One trend that is set to grow is vegan pies. Puratos UK’s 2019 Taste Tomorrow consumer study shows that 20% of people buy vegan or vegetarian food on a weekly basis and 24% expect to buy more in the future.
We recently spoke to John Gall, Managing Director of Brownings the Bakers, winners of the World Championship Scotch Pie Award for best vegetarian savoury pie, with their vegan sweet potato and lentil korma pie; John confirmed that the pie, along with their vegan sausage roll, is growing in popularity and now sold in supermarkets around the country. It is one of their most successful new products.
But what is a “vegan” product and what rules govern the use of that term?
While a new law is being introduced to govern food labelling, this primarily applies to allergy information. The new legislation, known as ‘Natasha’s Law’, will tighten the rules by requiring foods that are pre-packed directly for sale to carry a full list of ingredients – giving allergy sufferers greater trust in the food they buy. The government will introduce legislation by the end of summer, and the new laws will come into force by summer 2021 – giving businesses time to adapt to the change.
However this does not apply to the labelling of vegan products.

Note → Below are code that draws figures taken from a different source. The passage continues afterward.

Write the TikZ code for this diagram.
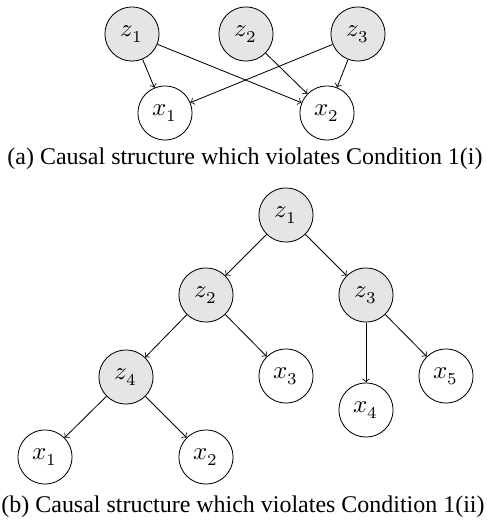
\documentclass[tikz,border=0pt]{standalone}
\usepackage{fontspec}
\setmainfont{Liberation Serif}
\usepackage{unicode-math}
\setmathfont{Latin Modern Math}
\usetikzlibrary{arrows}
\tikzset{
  latent/.style={circle,draw,fill=gray!20,minimum size=26pt,inner sep=0pt,font=\large},
  observed/.style={circle,draw,fill=white,minimum size=26pt,inner sep=0pt,font=\large},
  caption/.style={font=\fontsize{11.5}{14}\selectfont,inner sep=0pt},
  edge/.style={->}
}
\begin{document}
\begin{tikzpicture}[x=0.48pt,y=-0.48pt]
\useasboundingbox (0,0) rectangle (486,525);
% (a)
\node [latent] (az1) at (132,34) {$z_1$};
\node [latent] (az2) at (246,34) {$z_2$};
\node [latent] (az3) at (358,34) {$z_3$};
\node [observed] (ax1) at (165,113) {$x_1$};
\node [observed] (ax2) at (327,113) {$x_2$};
\draw [edge] (az1) -- (ax1);
\draw [edge] (az1) -- (ax2);
\draw [edge] (az2) -- (ax2);
\draw [edge] (az3) -- (ax1);
\draw [edge] (az3) -- (ax2);
\node [caption] (capa) at (245,159) {(a) Causal structure which violates Condition 1(i)};
% (b)
\node [latent] (bz1) at (286,215) {$z_1$};
\node [latent] (bz2) at (206,295) {$z_2$};
\node [latent] (bz3) at (366,295) {$z_3$};
\node [latent] (bz4) at (126,377) {$z_4$};
\node [observed] (bx3) at (286,376) {$x_3$};
\node [observed] (bx4) at (366,410) {$x_4$};
\node [observed] (bx5) at (446,376) {$x_5$};
\node [observed] (bx1) at (45,457) {$x_1$};
\node [observed] (bx2) at (206,457) {$x_2$};
\draw [edge] (bz1) -- (bz2);
\draw [edge] (bz1) -- (bz3);
\draw [edge] (bz2) -- (bz4);
\draw [edge] (bz2) -- (bx3);
\draw [edge] (bz3) -- (bx4);
\draw [edge] (bz3) -- (bx5);
\draw [edge] (bz4) -- (bx1);
\draw [edge] (bz4) -- (bx2);
\node [caption] (capb) at (243,507) {(b) Causal structure which violates Condition 1(ii)};
\end{tikzpicture}
\end{document}
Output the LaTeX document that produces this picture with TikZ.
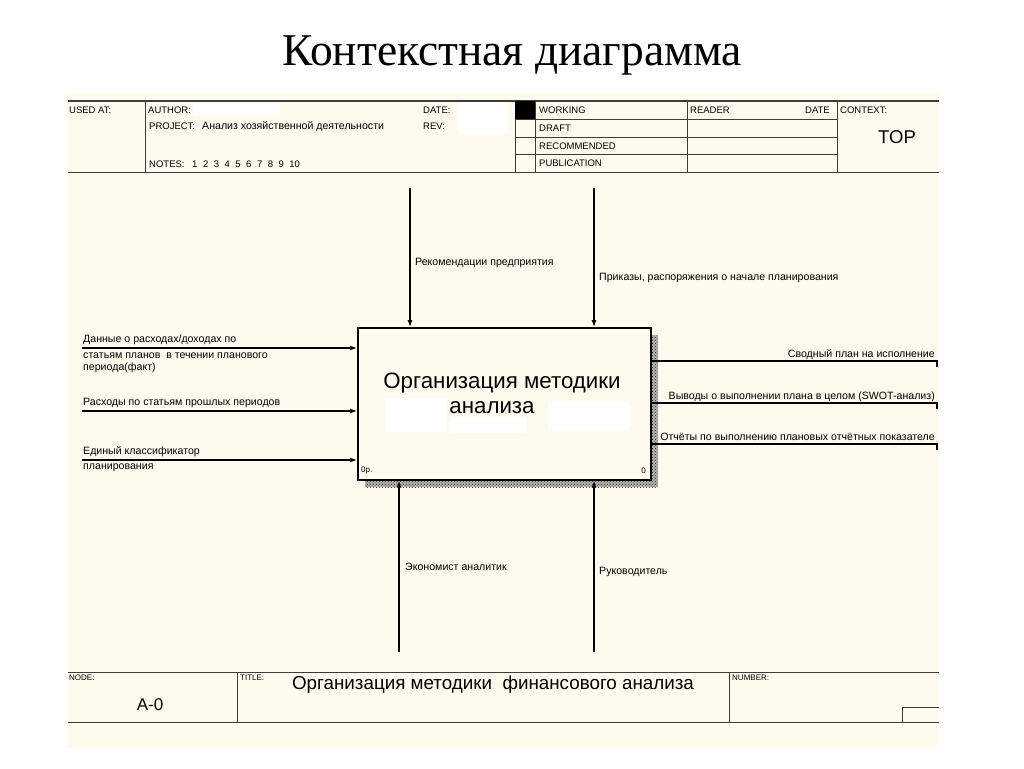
\documentclass[tikz,border=0pt]{standalone}
\usepackage{fontspec}
\setmainfont{Liberation Sans}
\newfontfamily\titleserif{Liberation Serif}
\usetikzlibrary{arrows.meta,patterns}
\definecolor{cream}{RGB}{254,250,238}
\definecolor{frame}{RGB}{60,60,60}
\begin{document}
\begin{tikzpicture}[x=1pt,y=-1pt,
  hdr/.style={font=\fontsize{9.5}{11}\selectfont, inner sep=0pt, anchor=west},
  lbl/.style={font=\fontsize{10.6}{12}\selectfont, inner sep=0pt, anchor=west},
  rlbl/.style={lbl, anchor=east},
  small/.style={font=\fontsize{8}{9}\selectfont, inner sep=0pt, anchor=west},
  frameline/.style={draw=frame, line width=1pt},
  arr/.style={draw=black, line width=1.2pt, -{Latex[length=7pt,width=5pt]}},
  outline/.style={draw=black, line width=1.2pt},
  mask/.style={fill=white, draw=none},
  shadow/.style={fill=black!30, postaction={pattern=crosshatch dots, pattern color=black!85}},
]
\useasboundingbox (0,0) rectangle (1024,768);
\fill[white] (0,0) rectangle (1024,768);
\fill[cream] (67,93) rectangle (939,748);

% page title
\node[font=\titleserif\fontsize{45.5}{50}\selectfont, inner sep=0pt] (title) at (512,55) {Контекстная диаграмма};

% ---------- header ----------
\fill[mask] (193,104) rectangle (280,116);
\fill[mask] (458,102) rectangle (507,134);
\draw[draw=frame, line width=1.8pt] (68,101) -- (939,101);
\draw[frameline] (68,172) -- (939,172);
\draw[frameline] (145,101) -- (145,172);
\draw[frameline] (515,101) -- (515,172);
\draw[frameline] (535,101) -- (535,172);
\draw[frameline] (687,101) -- (687,172);
\draw[frameline] (837,101) -- (837,172);
\foreach \yy in {119,137,154.5} \draw[frameline] (515,\yy) -- (837,\yy);
\fill[black] (515,101) rectangle (535,119);

\node[hdr] (usedat) at (69,110) {USED AT:};
\node[hdr] (author) at (148,110) {AUTHOR:};
\node[hdr] (project) at (149,126) {PROJECT:};
\node[hdr, font=\fontsize{10.6}{12}\selectfont] (projname) at (202,126.5) {Анализ хозяйственной деятельности};
\node[hdr] (notes) at (149,164) {NOTES:};
\foreach \n [count=\i from 0] in {1,2,3,4,5,6,7,8,9,10}
  \node[hdr] (note\n) at (192+10.8*\i,164) {\n};
\node[hdr] (date) at (423,110) {DATE:};
\node[hdr] (rev) at (423,126) {REV:};
\node[hdr] (working) at (539,110) {WORKING};
\node[hdr] (draft) at (539,128) {DRAFT};
\node[hdr] (recommended) at (539,146) {RECOMMENDED};
\node[hdr] (publication) at (539,163) {PUBLICATION};
\node[hdr] (reader) at (690,110) {READER};
\node[hdr, anchor=east] (rdate) at (830,110) {DATE};
\node[hdr] (context) at (840,110) {CONTEXT:};
\node[font=\fontsize{18.5}{20}\selectfont, inner sep=0pt] (top) at (897,137) {TOP};

% ---------- activity box ----------
\path[shadow] (650,335) rectangle (658,487);
\path[shadow] (365,479) rectangle (650,487);
\fill[mask] (385,398) rectangle (447,432);
\fill[mask] (450,418) rectangle (527,433);
\fill[mask] (548,402) rectangle (630,430);
\node[draw=black, line width=1.7pt, minimum width=293pt, minimum height=152pt,
      inner sep=0pt, anchor=north west] (P) at (357,327) {};
\node[font=\fontsize{22.3}{25}\selectfont, inner sep=0pt] (ptext1) at (502,383) {Организация методики};
\node[font=\fontsize{22.3}{25}\selectfont, inner sep=0pt] (ptext2) at (492,408) {анализа};
\node[small] (pnum) at (361,471) {0р.};
\node[small, anchor=east] (pno) at (646,471) {0};

% ---------- controls ----------
\coordinate (c1) at (410,188);
\coordinate (c2) at (594,188);
\draw[arr] (c1) -- (c1 |- P.north);
\draw[arr] (c2) -- (c2 |- P.north);
\node[lbl] (c1l) at (415,263) {Рекомендации предприятия};
\node[lbl] (c2l) at (599,278) {Приказы, распоряжения о начале планирования};

% ---------- inputs ----------
\coordinate (i1) at (82,348);
\coordinate (i2) at (82,411);
\coordinate (i3) at (82,460);
\draw[arr] (i1) -- (i1 -| P.west);
\draw[arr] (i2) -- (i2 -| P.west);
\draw[arr] (i3) -- (i3 -| P.west);
\node[lbl] (i1a) at (83,340) {Данные о расходах/доходах по};
\node[lbl] (i1b) at (83,356) {статьям планов\ \ в течении планового};
\node[lbl] (i1c) at (83,368) {периода(факт)};
\node[lbl] (i2l) at (83,403) {Расходы по статьям прошлых периодов};
\node[lbl] (i3a) at (83,452) {Единый классификатор};
\node[lbl] (i3b) at (83,467.5) {планирования};

% ---------- outputs ----------
\coordinate (o1) at (937,361);
\coordinate (o2) at (937,403);
\coordinate (o3) at (937,444);
\foreach \o in {o1,o2,o3}{
  \draw[outline] (\o -| P.east) -- (\o);
  \draw[black, line width=2.2pt] ([yshift=1pt]\o) -- ([yshift=-6pt]\o);
}
\node[rlbl] (o1l) at (935,355) {Сводный план на исполнение};
\node[rlbl] (o2l) at (935,397) {Выводы о выполнении плана в целом (SWOT-анализ)};
\node[rlbl] (o3l) at (935,437) {Отчёты по выполнению плановых отчётных показателе};

% ---------- mechanisms ----------
\coordinate (m1) at (399,652);
\coordinate (m2) at (594,652);
\draw[arr] (m1) -- (m1 |- P.south);
\draw[arr] (m2) -- (m2 |- P.south);
\node[lbl] (m1l) at (405,567) {Экономист аналитик};
\node[lbl] (m2l) at (599,572) {Руководитель};

% ---------- footer ----------
\draw[frameline] (68,672) -- (939,672);
\draw[frameline] (68,722) -- (939,722);
\draw[frameline] (237,672) -- (237,722);
\draw[frameline] (729,672) -- (729,722);
\draw[frameline] (902,722) -- (902,707) -- (939,707);
\node[small] (nodel) at (69,678) {NODE:};
\node[font=\fontsize{17}{19}\selectfont, inner sep=0pt] (a0) at (150,705) {A-0};
\node[small] (titlel) at (240,678) {TITLE:};
\node[font=\fontsize{18.8}{21}\selectfont, inner sep=0pt] (ftitle) at (493,685) {Организация методики\ \ финансового анализа};
\node[small] (numberl) at (732,678) {NUMBER:};
\end{tikzpicture}
\end{document}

In the UK, guidance released by the Food Standards Agency stated that “manufacturers, retailers and caterers should be able to demonstrate that foods presented as 'vegetarian' or 'vegan' have not been contaminated with non-vegetarian or non-vegan foods during storage, preparation, cooking or display”.
While there is no requirement for food to be labelled vegetarian or vegan, any information provided voluntarily must not mislead consumers or be ambiguous or confusing. Consumer regulation in the UK requires that products are accurately described and fit for purpose.
Getting it wrong may expose a producer to risks of:
- a claim under the Consumer Rights Act or the Sale of Goods Act for misdescription;
- an investigation by Trading Standards in relation to any descriptions applied to product packaging;
- an investigation by the Food Standards Agency or the Department for Environment, Food and Rural Affairs in respect of food products;
- an investigation by the Advertising Standards Agency in relation to any promotional material used to promote the product.
Not only could this result in a financial penalty or payment of damages or compensation, it might also necessitate an expensive product recall or the redesign of marketing materials and packaging.
There are additional certifications and marks which can be displayed on a product to show it has been designated as suitable for vegans. For example, a producer can apply to the Vegan Society for a licence to use their trade mark.
Use of the mark must be authorised by the Society and so it is important not to use the mark without permission as this would constitute trade mark infringement.
Until clear guidance exists, businesses are left to decide for themselves when to apply descriptive labels on vegan products meaning the use of such terms inconsistent. With veganism on the rise this may well change in the future and all businesses should ensure their labelling is clear and not misleading.
Meanwhile, Happy Pie Week, everyone, and enjoy pies – whether vegan or otherwise!